風邪をひいた後に、喉や鼻にいる細菌が、耳管を通って中耳に感染して起こります。耳管はあくびや唾を飲み込むことにより、中耳に空気を送り中耳を一定の圧に保つよう働いている管のことです。
特に5歳以下のお子さんの耳管は、大人に比べて短く、傾斜が水平に近いので鼻の奥から細菌が中耳に届きやすいことや、免疫抵抗が大人より弱いことが、中耳炎になりやすくしているのです。
ではどうして、深夜のクリニックがあいていないときに多いように感じるのでしょうか。 この疑問に答えている専門書は見当たらないので、私なりに考えてみました。
寝ているときには鼻をかんだり、すすったりすることができないため、鼻腔内に鼻汁がたまったままになる、つまり耳管から細菌が上りやすい状態になる。

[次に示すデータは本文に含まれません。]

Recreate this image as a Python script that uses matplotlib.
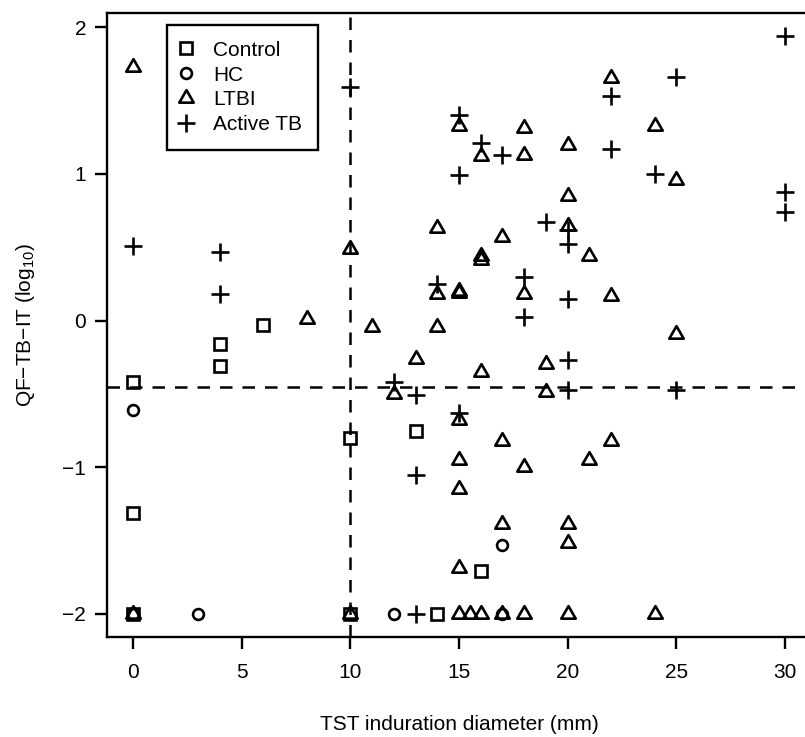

夜、入浴することにより、中耳の炎症が強くなり、ちょうど就寝した頃に痛み出す。
では、休日に多いことにはどんなわけがあるのでしょうか?
休日の当直日誌を調べてみると、平日の患者数と大差ありませんでした。
実は、休日に多くみられるわけではなく、耳鼻科診療が受けられないため、お母さんやお父さんが診てくれるところを探し回ることになり、そのような印象があるようです。
鼓膜が真っ赤になり、腫れ上がると、中耳の膿を取り除かないとなかなか痛みがとれません。鼓膜に麻酔して切開をするのですが、この手術は耳鼻科の専門医でないとできないのです。救急病院の当直医に耳鼻科の先生がいることはまれで適切な治療が受けられないのです。